*Problem description*. Below are the records. Count the lines containing the string "this", and reply with the number alone.
--- start Provided data ---
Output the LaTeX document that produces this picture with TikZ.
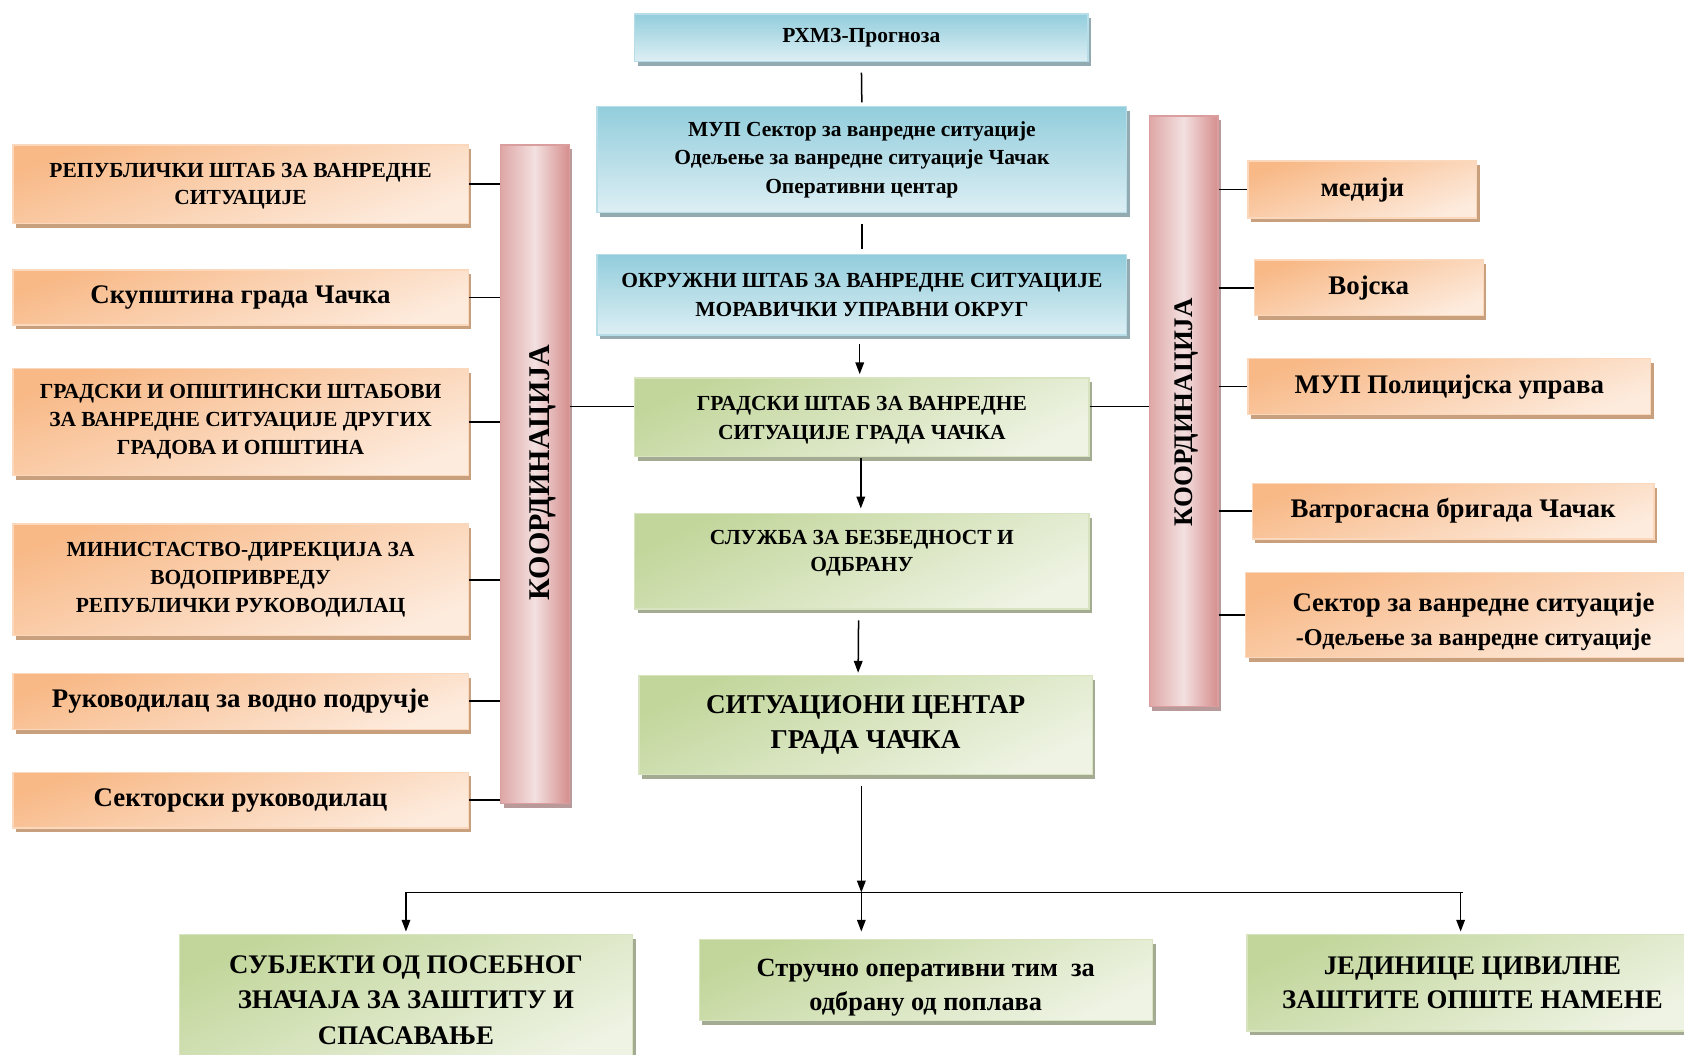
--- end Provided data ---
--- start Provided data ---
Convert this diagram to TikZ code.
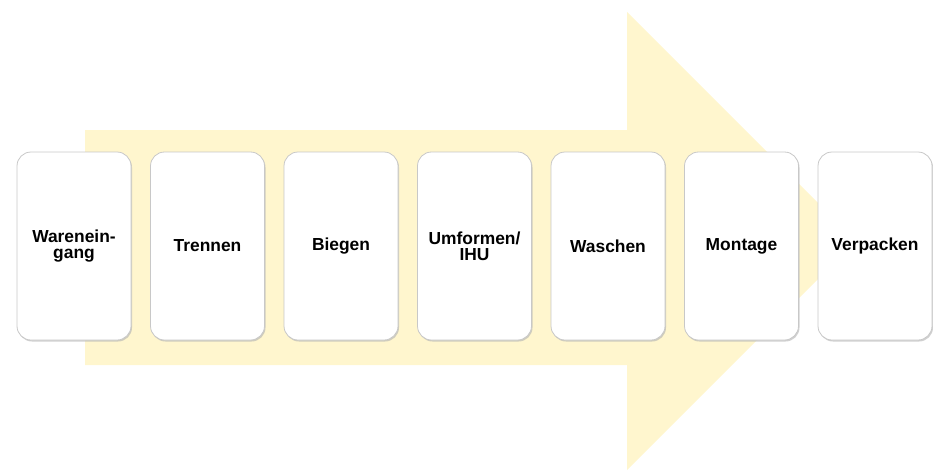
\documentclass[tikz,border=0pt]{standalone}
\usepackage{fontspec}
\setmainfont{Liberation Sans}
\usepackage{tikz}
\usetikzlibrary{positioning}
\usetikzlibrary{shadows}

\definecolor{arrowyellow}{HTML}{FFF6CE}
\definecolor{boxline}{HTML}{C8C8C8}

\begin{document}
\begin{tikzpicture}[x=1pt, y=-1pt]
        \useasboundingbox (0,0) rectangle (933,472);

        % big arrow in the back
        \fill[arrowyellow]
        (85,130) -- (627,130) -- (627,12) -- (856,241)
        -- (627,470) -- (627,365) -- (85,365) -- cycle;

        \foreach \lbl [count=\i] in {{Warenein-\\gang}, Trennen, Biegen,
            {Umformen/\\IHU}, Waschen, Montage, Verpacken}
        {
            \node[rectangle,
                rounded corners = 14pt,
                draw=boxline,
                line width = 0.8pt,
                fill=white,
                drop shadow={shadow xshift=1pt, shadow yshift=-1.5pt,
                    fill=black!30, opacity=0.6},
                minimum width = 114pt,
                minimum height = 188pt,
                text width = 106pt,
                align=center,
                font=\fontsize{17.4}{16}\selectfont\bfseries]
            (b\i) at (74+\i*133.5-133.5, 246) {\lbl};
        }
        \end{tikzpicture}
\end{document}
--- end Provided data ---
--- start Provided data ---
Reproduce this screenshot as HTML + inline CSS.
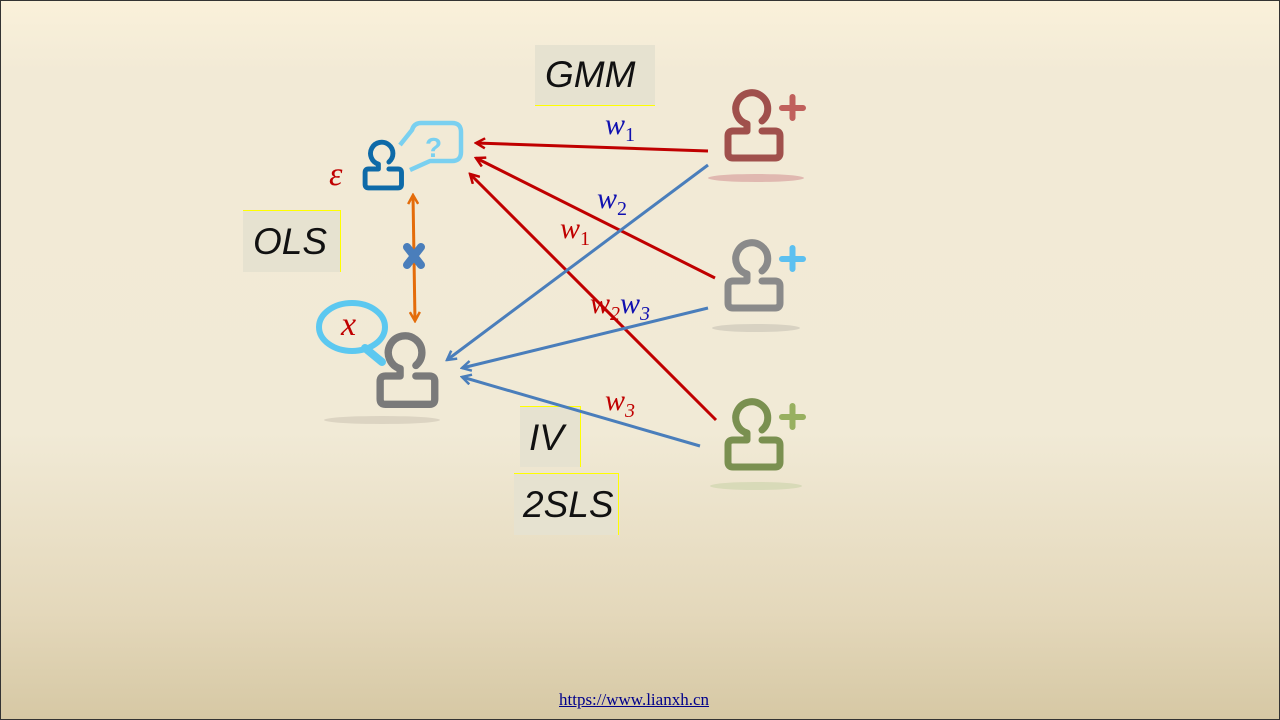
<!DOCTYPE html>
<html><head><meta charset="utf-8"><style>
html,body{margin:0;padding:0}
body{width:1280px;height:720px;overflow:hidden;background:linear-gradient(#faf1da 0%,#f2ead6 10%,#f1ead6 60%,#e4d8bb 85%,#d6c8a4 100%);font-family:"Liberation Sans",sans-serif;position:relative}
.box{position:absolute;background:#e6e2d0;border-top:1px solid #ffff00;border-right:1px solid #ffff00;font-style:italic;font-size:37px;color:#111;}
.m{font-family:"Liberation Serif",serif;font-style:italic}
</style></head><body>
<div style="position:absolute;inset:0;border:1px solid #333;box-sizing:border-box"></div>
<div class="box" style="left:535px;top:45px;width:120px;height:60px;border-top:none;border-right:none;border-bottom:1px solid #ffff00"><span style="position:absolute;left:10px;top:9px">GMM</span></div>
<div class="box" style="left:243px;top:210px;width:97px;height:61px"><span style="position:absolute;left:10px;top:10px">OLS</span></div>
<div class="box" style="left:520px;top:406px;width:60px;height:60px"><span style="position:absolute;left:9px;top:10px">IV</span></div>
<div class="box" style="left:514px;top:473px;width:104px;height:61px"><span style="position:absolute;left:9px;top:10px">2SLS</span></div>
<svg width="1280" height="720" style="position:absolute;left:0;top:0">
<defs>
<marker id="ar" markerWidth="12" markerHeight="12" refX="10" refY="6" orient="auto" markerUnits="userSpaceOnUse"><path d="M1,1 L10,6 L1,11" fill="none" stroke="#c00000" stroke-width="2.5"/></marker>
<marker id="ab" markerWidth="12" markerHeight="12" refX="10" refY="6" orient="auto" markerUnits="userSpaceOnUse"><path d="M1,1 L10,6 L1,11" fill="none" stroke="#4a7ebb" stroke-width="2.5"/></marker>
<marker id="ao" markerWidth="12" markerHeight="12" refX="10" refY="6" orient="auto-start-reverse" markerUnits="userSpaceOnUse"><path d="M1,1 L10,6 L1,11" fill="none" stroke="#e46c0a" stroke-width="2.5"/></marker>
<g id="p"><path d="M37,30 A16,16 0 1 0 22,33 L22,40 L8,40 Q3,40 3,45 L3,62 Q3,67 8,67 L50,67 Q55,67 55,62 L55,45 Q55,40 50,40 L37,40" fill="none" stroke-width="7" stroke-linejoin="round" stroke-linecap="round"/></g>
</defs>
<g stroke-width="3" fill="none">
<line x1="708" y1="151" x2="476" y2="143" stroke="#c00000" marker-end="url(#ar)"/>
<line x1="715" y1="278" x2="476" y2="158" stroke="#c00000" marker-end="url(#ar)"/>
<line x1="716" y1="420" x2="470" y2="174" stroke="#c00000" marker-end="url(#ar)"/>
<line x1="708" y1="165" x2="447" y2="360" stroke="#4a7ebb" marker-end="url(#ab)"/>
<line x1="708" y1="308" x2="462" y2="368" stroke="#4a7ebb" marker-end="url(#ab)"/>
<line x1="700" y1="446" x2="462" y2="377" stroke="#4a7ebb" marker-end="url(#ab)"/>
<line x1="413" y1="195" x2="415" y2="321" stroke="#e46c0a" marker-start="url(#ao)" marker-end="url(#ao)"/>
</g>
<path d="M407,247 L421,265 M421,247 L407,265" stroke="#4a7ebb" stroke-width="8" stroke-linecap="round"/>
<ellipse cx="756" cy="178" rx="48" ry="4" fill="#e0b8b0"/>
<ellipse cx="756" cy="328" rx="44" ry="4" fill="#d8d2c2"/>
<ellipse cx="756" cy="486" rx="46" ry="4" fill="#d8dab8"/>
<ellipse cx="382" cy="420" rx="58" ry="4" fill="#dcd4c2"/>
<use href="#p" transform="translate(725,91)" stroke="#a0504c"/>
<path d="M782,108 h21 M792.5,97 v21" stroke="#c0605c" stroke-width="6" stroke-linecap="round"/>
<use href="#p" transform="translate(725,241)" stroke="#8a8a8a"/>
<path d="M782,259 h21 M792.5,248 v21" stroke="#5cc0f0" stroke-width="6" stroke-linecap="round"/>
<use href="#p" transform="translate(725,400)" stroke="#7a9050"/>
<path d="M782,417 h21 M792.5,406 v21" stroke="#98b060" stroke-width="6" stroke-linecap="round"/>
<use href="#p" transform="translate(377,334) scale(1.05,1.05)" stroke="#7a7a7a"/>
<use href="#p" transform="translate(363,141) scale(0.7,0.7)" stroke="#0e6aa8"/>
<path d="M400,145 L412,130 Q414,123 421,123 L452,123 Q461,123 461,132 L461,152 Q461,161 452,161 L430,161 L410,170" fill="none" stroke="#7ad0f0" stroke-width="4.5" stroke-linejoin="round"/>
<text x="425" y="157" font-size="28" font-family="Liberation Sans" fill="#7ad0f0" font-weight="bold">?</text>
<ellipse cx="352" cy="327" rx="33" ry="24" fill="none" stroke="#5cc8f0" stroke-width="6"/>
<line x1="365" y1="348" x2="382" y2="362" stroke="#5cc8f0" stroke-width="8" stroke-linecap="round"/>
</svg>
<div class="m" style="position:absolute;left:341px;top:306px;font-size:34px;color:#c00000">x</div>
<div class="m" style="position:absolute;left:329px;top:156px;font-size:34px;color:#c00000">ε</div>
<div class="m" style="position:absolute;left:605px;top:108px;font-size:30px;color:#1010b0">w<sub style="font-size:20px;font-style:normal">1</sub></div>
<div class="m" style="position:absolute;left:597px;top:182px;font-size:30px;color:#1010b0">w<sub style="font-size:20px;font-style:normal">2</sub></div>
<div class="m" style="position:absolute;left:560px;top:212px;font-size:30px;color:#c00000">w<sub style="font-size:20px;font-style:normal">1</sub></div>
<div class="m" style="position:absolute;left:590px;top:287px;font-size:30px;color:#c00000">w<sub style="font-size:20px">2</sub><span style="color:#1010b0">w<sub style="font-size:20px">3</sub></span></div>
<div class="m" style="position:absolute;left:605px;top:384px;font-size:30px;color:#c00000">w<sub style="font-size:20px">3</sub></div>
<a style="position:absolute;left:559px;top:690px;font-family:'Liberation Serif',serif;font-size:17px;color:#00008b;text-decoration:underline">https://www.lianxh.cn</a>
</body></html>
--- end Provided data ---
*Complete response*. 3